Without mentioning names – because a number of analysts will be dieting on their words in a little while – here’s the gist of what we’ve been reading:

“As soon as the powers-that-be take steps to stabilize the financial world, U.S. and international economies will begin to recover.” Or words to that effect. The reasons they give for the disastrous conditions existing today all miss the mark. Failing banks, tottering financial institutions and credit markets, high oil prices, a declining housing market and a falling off of car sales, they insist, were the main causes of our grief, and Wall Street’s collapse is what caused the world’s economies to tumble. It has yet to occur to these pros that unemployment is the real cause of the whole mess.

But the recession will end in the latter half of 2009, we’re being told, because depressed nations are planning to inject massive amounts of stimulus money into profit-making ventures like infrastructure, infrastructure, and of course, infrastructure. We’ll just spend our way out of this economic downturn, and the early signs of economic recovery will become evident, they say, when rising imports allow retailers to build up inventories again, when empty containers are being returned to Asia, and when ocean carriers take laid up ships out of mothballs. In fact, the recession, they assure us, will no doubt come to an end during the first half of this year.
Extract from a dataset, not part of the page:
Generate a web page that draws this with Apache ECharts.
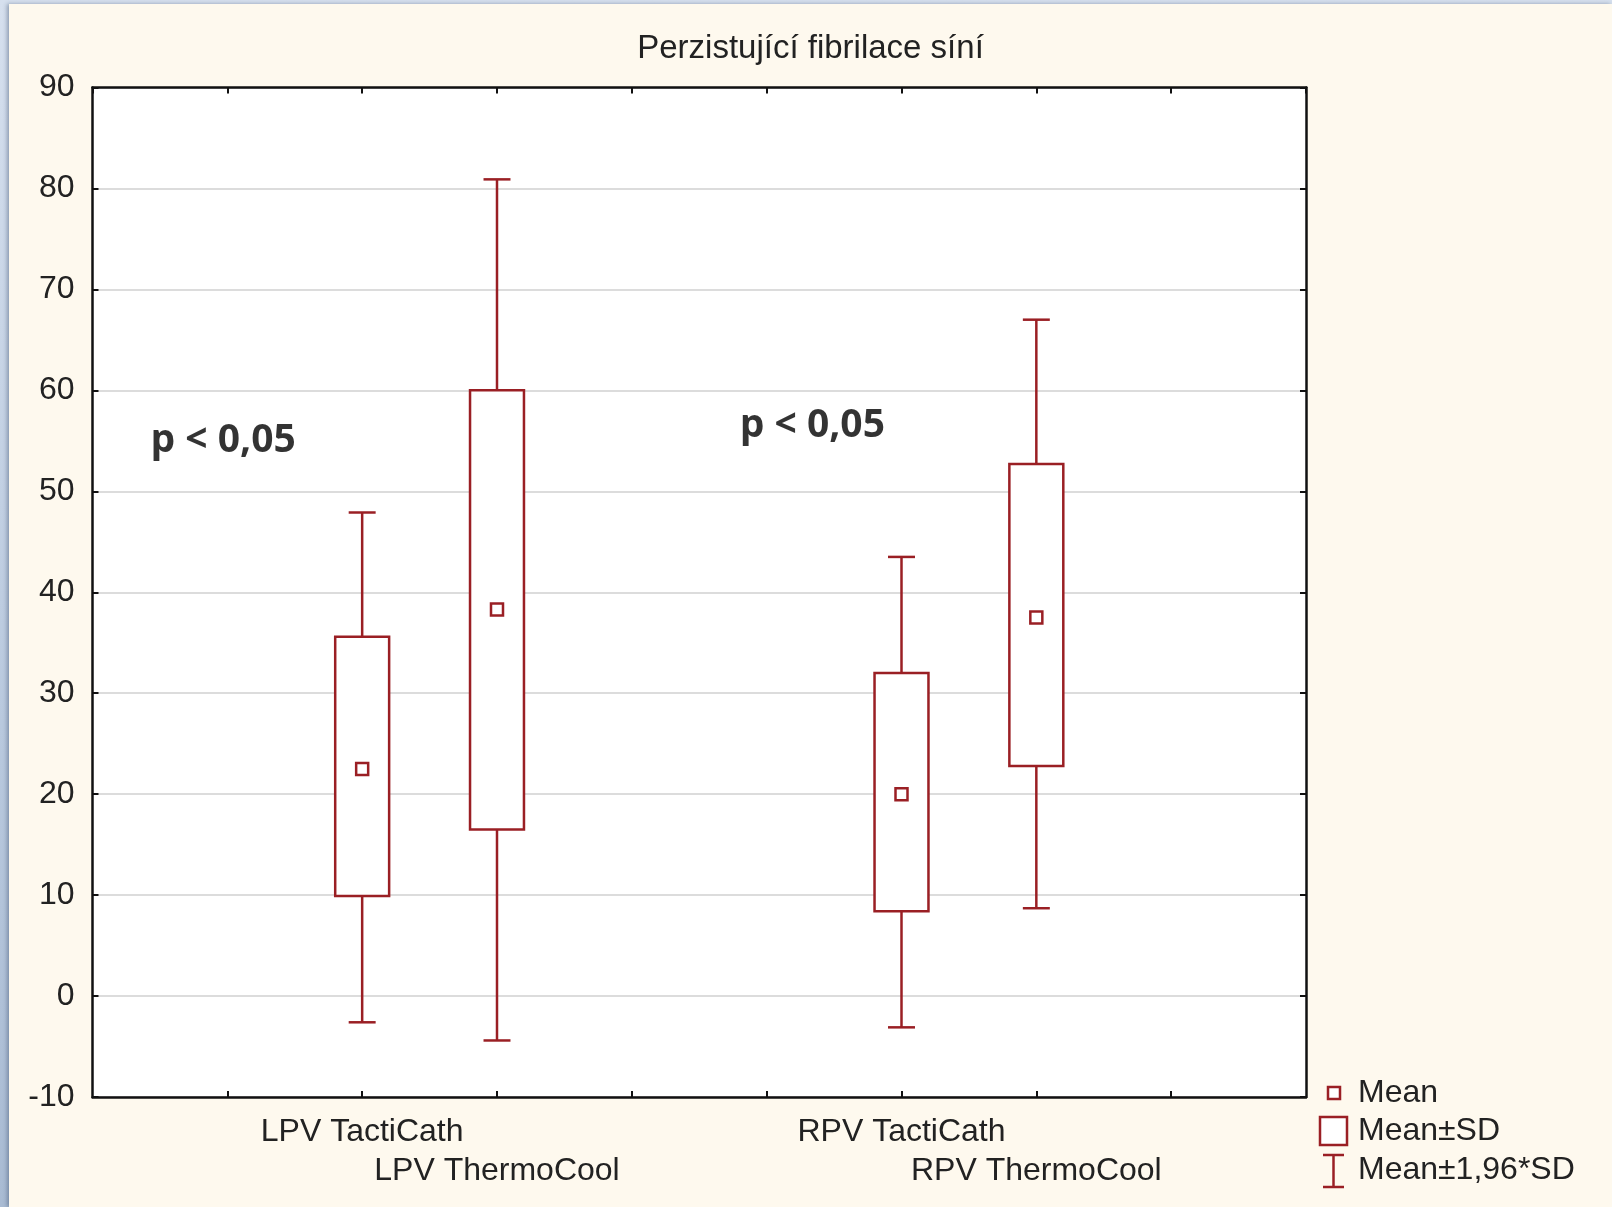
<!DOCTYPE html>
<html>
<head>
<meta charset="utf-8">
<script src="https://cdn.jsdelivr.net/npm/echarts@6/dist/echarts.min.js"></script>
<style>
html,body{margin:0;padding:0;width:1612px;height:1207px;overflow:hidden;}
body{background:linear-gradient(to bottom,#d6e0ee 0%,#b9c9de 60%,#a9bbd3 100%);}
#frame{position:absolute;left:9px;top:4px;width:1603px;height:1203px;background:#fef9ee;box-shadow:-2px 0 4px rgba(60,80,110,0.45);}
#chart{position:absolute;left:0;top:1px;width:1603px;height:1202px;}
</style>
</head>
<body>
<div id="frame"><div id="chart"></div></div>
<script>
// ---- data ----
const chartTitle = 'Perzistující fibrilace síní';
const categories = ['LPV TactiCath', 'LPV ThermoCool', 'RPV TactiCath', 'RPV ThermoCool'];
const positions = [2, 3, 6, 7];
const means = [22.5, 38.3, 20.0, 37.5];
const sdLow = [9.9, 16.5, 8.4, 22.8];
const sdHigh = [35.6, 60.0, 32.0, 52.7];
const ciLow = [-2.6, -4.4, -3.1, 8.7];
const ciHigh = [47.9, 80.9, 43.5, 67.0];
const yTicks = { min: -10, max: 90, interval: 10 };
const annotations = [
  { x: 0.43, y: 55.0, text: 'p < 0,05' },
  { x: 4.80, y: 56.5, text: 'p < 0,05' }
];
const legendNames = ['Mean', 'Mean±SD', 'Mean±1,96*SD'];

// ---- styling ----
const RED = '#9a1f24';
const TXT = '#222222';
const FONT = '"Liberation Sans", Arial, sans-serif';
const LW = 2.5;

const rows = positions.map((p, i) => [p, means[i], sdLow[i], sdHigh[i], ciLow[i], ciHigh[i]]);

function whiskerItem(params, api) {
  const x = api.value(0);
  const capW = api.size([0.2, 0])[0];
  const top = api.coord([x, api.value(5)]);
  const bTop = api.coord([x, api.value(3)]);
  const bot = api.coord([x, api.value(4)]);
  const bBot = api.coord([x, api.value(2)]);
  const st = { stroke: RED, lineWidth: LW, fill: null };
  return {
    type: 'group',
    children: [
      { type: 'line', shape: { x1: top[0], y1: top[1], x2: bTop[0], y2: bTop[1] }, style: st },
      { type: 'line', shape: { x1: top[0] - capW / 2, y1: top[1], x2: top[0] + capW / 2, y2: top[1] }, style: st },
      { type: 'line', shape: { x1: bot[0], y1: bot[1], x2: bBot[0], y2: bBot[1] }, style: st },
      { type: 'line', shape: { x1: bot[0] - capW / 2, y1: bot[1], x2: bot[0] + capW / 2, y2: bot[1] }, style: st }
    ]
  };
}
function boxItem(params, api) {
  const x = api.value(0);
  const w = api.size([0.4, 0])[0];
  const hi = api.coord([x, api.value(3)]);
  const lo = api.coord([x, api.value(2)]);
  return {
    type: 'rect',
    shape: { x: hi[0] - w / 2, y: hi[1], width: w, height: lo[1] - hi[1] },
    style: { fill: '#ffffff', stroke: RED, lineWidth: LW }
  };
}
function meanItem(params, api) {
  const c = api.coord([api.value(0), api.value(1)]);
  const s = 12;
  return {
    type: 'rect',
    shape: { x: c[0] - s / 2, y: c[1] - s / 2, width: s, height: s },
    style: { fill: '#ffffff', stroke: RED, lineWidth: LW }
  };
}

const chart = echarts.init(document.getElementById('chart'), null, { renderer: 'canvas' });

const labelFor = {};
positions.forEach((p, i) => { labelFor[p] = (i % 2 === 0) ? categories[i] : '\n' + categories[i]; });

const legendX = 1313, legendTextX = 1349;
const legendY = [1088, 1126, 1165];

const frameLine = { show: true, onZero: false, lineStyle: { color: '#111111', width: 2.5 } };
const tick = { show: true, inside: true, length: 6, lineStyle: { color: '#111', width: 2 } };

const option = {
  backgroundColor: 'transparent',
  animation: false,
  title: {
    text: chartTitle,
    left: 'center',
    top: 22,
    textStyle: { fontFamily: FONT, fontSize: 33, fontWeight: 'normal', color: TXT }
  },
  grid: {
    left: 83.5, right: 306, top: 82.5, bottom: 110,
    show: true, backgroundColor: '#ffffff', borderWidth: 0, containLabel: false
  },
  xAxis: [
    {
      type: 'value', min: 0, max: 9, interval: 1, position: 'bottom',
      axisLine: frameLine, axisTick: tick,
      splitLine: { show: false },
      axisLabel: {
        show: true, margin: 16, lineHeight: 39,
        fontFamily: FONT, fontSize: 32, color: TXT,
        showMinLabel: false, showMaxLabel: false,
        formatter: v => labelFor[v] || ''
      }
    },
    {
      type: 'value', min: 0, max: 9, interval: 1, position: 'top',
      axisLine: frameLine, axisTick: tick,
      splitLine: { show: false }, axisLabel: { show: false }
    }
  ],
  yAxis: [
    {
      type: 'value', min: yTicks.min, max: yTicks.max, interval: yTicks.interval, position: 'left',
      axisLine: frameLine, axisTick: tick,
      splitLine: { show: true, lineStyle: { color: '#dcdcdc', width: 2 } },
      axisLabel: { margin: 18, fontFamily: FONT, fontSize: 32, color: TXT }
    },
    {
      type: 'value', min: yTicks.min, max: yTicks.max, interval: yTicks.interval, position: 'right',
      axisLine: frameLine, axisTick: tick,
      splitLine: { show: false }, axisLabel: { show: false }
    }
  ],
  series: [
    { name: legendNames[2], type: 'custom', renderItem: whiskerItem, data: rows, z: 2,
      encode: { x: 0, y: [4, 5] } },
    { name: legendNames[1], type: 'custom', renderItem: boxItem, data: rows, z: 3,
      encode: { x: 0, y: [2, 3] } },
    { name: legendNames[0], type: 'custom', renderItem: meanItem, data: rows, z: 4,
      encode: { x: 0, y: 1 } },
    {
      name: 'p', type: 'scatter', symbolSize: 0, z: 5,
      data: annotations.map(a => ({ value: [a.x, a.y], name: a.text })),
      label: {
        show: true, position: [0, 0], align: 'left', verticalAlign: 'middle',
        formatter: p => p.name,
        fontFamily: '"Open Sans", "Noto Sans", sans-serif', fontWeight: 'bold', fontSize: 39, color: '#000'
      }
    }
  ],
  graphic: [
    { type: 'rect', shape: { x: legendX + 6, y: legendY[0] - 6, width: 12, height: 12 },
      style: { fill: '#fff', stroke: RED, lineWidth: LW } },
    { type: 'rect', shape: { x: legendX - 2, y: legendY[1] - 14, width: 27, height: 28 },
      style: { fill: '#fff', stroke: RED, lineWidth: LW } },
    { type: 'group', children: [
      { type: 'line', shape: { x1: legendX + 11.5, y1: legendY[2] - 15, x2: legendX + 11.5, y2: legendY[2] + 17 }, style: { stroke: RED, lineWidth: LW } },
      { type: 'line', shape: { x1: legendX + 1, y1: legendY[2] - 15, x2: legendX + 22, y2: legendY[2] - 15 }, style: { stroke: RED, lineWidth: LW } },
      { type: 'line', shape: { x1: legendX + 1, y1: legendY[2] + 17, x2: legendX + 22, y2: legendY[2] + 17 }, style: { stroke: RED, lineWidth: LW } }
    ]},
    ...legendNames.map((n, i) => ({
      type: 'text', x: legendTextX, y: legendY[i],
      style: { text: n, fontFamily: FONT, fontSize: 32, fill: TXT, textVerticalAlign: 'middle', textAlign: 'left' }
    }))
  ]
};
chart.setOption(option);
</script>
</body>
</html>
They’re dreaming, and this report in today’s Bloomberg News doesn’t support such fantasizing:
“Mexico is postponing the construction of its planned Punta Colonet port on the Pacific Coast, and may scrap the project entirely because bidders have been unable to come up with the financing. The first simultaneous recession in the U.S., Japan and Europe since World War II has led to a 30% drop in port traffic on the U.S. and Canadian Pacific coast, making it difficult for potential bidders to get financing, Communications and Transport Minister Luis Tellez said in Mexico City.”

Israel’s GLOBES [online] brought additional dismal news:
“Sources inform ‘Globes’ that Zim Integrated Shipping Services Ltd. will mothball a substantial part of its fleet as part of its streamlining measures to cope with the severe crisis in the shipping industry … Shipping industry sources believe that Zim will mothball 30 – 40% of ships on its Israeli routes and a similar proportion on its international routes … Zim currently has a fleet of 100 ships. As ‘Globes’ reported, it has taken 20 ships out of service since the start of the crisis as shipping demand plummeted.”

A January 6th report in The JOURNAL of COMMERCE ONLINE stated:

“Idled ocean container capacity has reached 550,000 TEUs, with 210 vessels out of work as carriers continue to cut or suspend services in the face of sharply falling demand on key liner trade routes.”

[“… shipping demand plummeted”?? “… sharply falling demand …”?? Is it possible that some analysts are catching on? Are they finally keying in on the fact that economies thrive only when supplies are demanded by buyers … gainfully employed buyers who have paychecks to squander?]